Given a list of \(N\) elements and an integer \(k\), find the \(k\)-th largest element.

  • Heap sort: \(\mathcal{O}(N + N \log N)\)
  • Quicksort: \(\mathcal{O}(N\log N)\)(假如 pivot 每次都选到很中间,就类似于二分查找)

Sorting Large Structures

Problem: Swapping large structures can be very expensive. Solution: Add a pointer field to the structure and swap the pointers instead. \(\implies\) indirect sorting.

Tabel Sort

list [0] [1] [2] [3] [4] [5]
key d b f c a e
table 4 1 3 0 5 2

The sorted list is list[table[0]], list[table[1]], \(\ldots\), list[table[N-1]].

Note: Every permutation is made up of disjoint cycles.

In the worst case there are \(\lfloor \frac{N}{2} \rfloor\) cycles(每个元素自己算一个的话那已经排好序了), and requires \(N + \lfloor \frac{N}{2} \rfloor\) record moves.

\(T = \mathcal{O}(mN)\), where \(m\) is the size of structures.

A General Lower Bound for Sorting

Theorem

Any algorithm that sorts by comparisons only must have a worst case computing time of \(\Omega(N \log N)\).

Proof.

When sorting \(N\) distinct elements, there are \(N!\) different possible results.
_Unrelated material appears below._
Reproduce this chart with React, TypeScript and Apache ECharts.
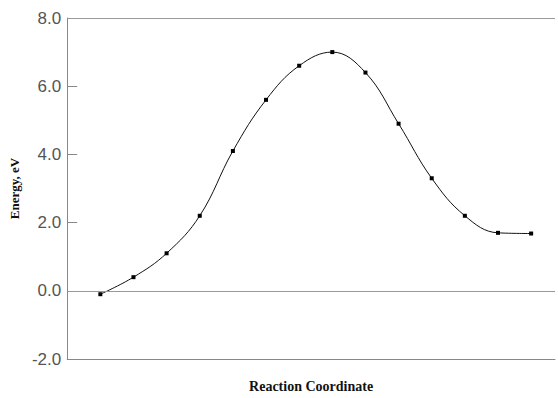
import React, { useEffect, useRef } from "react";
import * as echarts from "echarts";

const positions = [1, 2, 3, 4, 5, 6, 7, 8, 9, 10, 11, 12, 13, 14];
const energies = [-0.1, 0.4, 1.1, 2.2, 4.1, 5.6, 6.6, 7.0, 6.4, 4.9, 3.3, 2.2, 1.7, 1.68];
const yTicks = [-2, 0, 2, 4, 6, 8];

export default function App() {
  const ref = useRef<HTMLDivElement>(null);
  useEffect(() => {
    document.body.style.margin = "0";
    if (!ref.current) return;
    const chart = echarts.init(ref.current, null, { renderer: "svg" });
    const data = positions.map((p, i) => [p, energies[i]]);
    chart.setOption({
      animation: false,
      backgroundColor: "#fff",
      grid: { left: 67, right: 3, top: 18, bottom: 31, containLabel: false },
      xAxis: {
        type: "value",
        min: 0,
        max: 14.72,
        name: "Reaction Coordinate",
        nameLocation: "middle",
        nameGap: 20,
        nameTextStyle: { fontFamily: "Liberation Serif", fontWeight: "bold", fontSize: 14, color: "#111" },
        axisLine: { show: true, onZero: false, lineStyle: { color: "#888", width: 1 } },
        axisTick: { show: false },
        axisLabel: { show: false },
        splitLine: { show: false },
      },
      yAxis: {
        type: "value",
        min: yTicks[0],
        max: yTicks[yTicks.length - 1],
        interval: 2,
        name: "Energy, eV",
        nameLocation: "middle",
        nameGap: 39,
        nameTextStyle: { fontFamily: "Liberation Serif", fontWeight: "bold", fontSize: 13, color: "#111" },
        axisLine: { show: true, lineStyle: { color: "#888", width: 1 } },
        axisTick: { show: true, inside: true, length: 10, lineStyle: { color: "#888" } },
        axisLabel: {
          margin: 6,
          fontFamily: "Liberation Sans",
          fontSize: 17,
          color: "#555",
          formatter: (v: number) => v.toFixed(1),
        },
        splitLine: { show: false },
      },
      series: [
        {
          type: "line",
          data,
          smooth: 0.4,
          symbol: "rect",
          symbolSize: 4,
          lineStyle: { color: "#111", width: 1 },
          itemStyle: { color: "#000" },
          markLine: {
            silent: true,
            symbol: "none",
            label: { show: false },
            lineStyle: { color: "#999", width: 1, type: "solid" },
            data: [{ yAxis: 0 }, { yAxis: 8 }],
          },
        },
      ],
    });
    return () => chart.dispose();
  }, []);
  return <div ref={ref} style={{ width: 558, height: 398 }} />;
}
Thus any decision tree must have at least \(N!\) leaves.

If the height of the tree is \(k\), then in a complete binary tree \(N! \leq 2^{k-1} \iff k \geq \log_2 N! + 1\).

\[ N! \geq (N/2)^{N/2} \implies \log_2 N! \geq \frac{N}{2} \log_2 \frac{N}{2} = \Theta (N \log N) \]

Therefore \(T(N) = k \geq c \cdot N \log N\).

Bucket Sort and Radix Sort

Bucket Sort

\(N\) 个学生,成绩范围 \([0, 100]\)(共 \(M = 101\) 种可能取值),按成绩排序。能在线性时间里完成吗?

设定 \(100\) 个桶,\(T(N) = \mathcal{O}(N + M)\)\(M\) 是桶的个数。适合 \(N \gg M\) 的情况。

What if \(N \ll M\)?

Radix Sort

Given \(N = 10\) integers in the range \(0\) to \(999\) (\(M = 1000\)). Is it possible to sort them in linear time?

Sort according to the Least Significant Digit (LSD) first.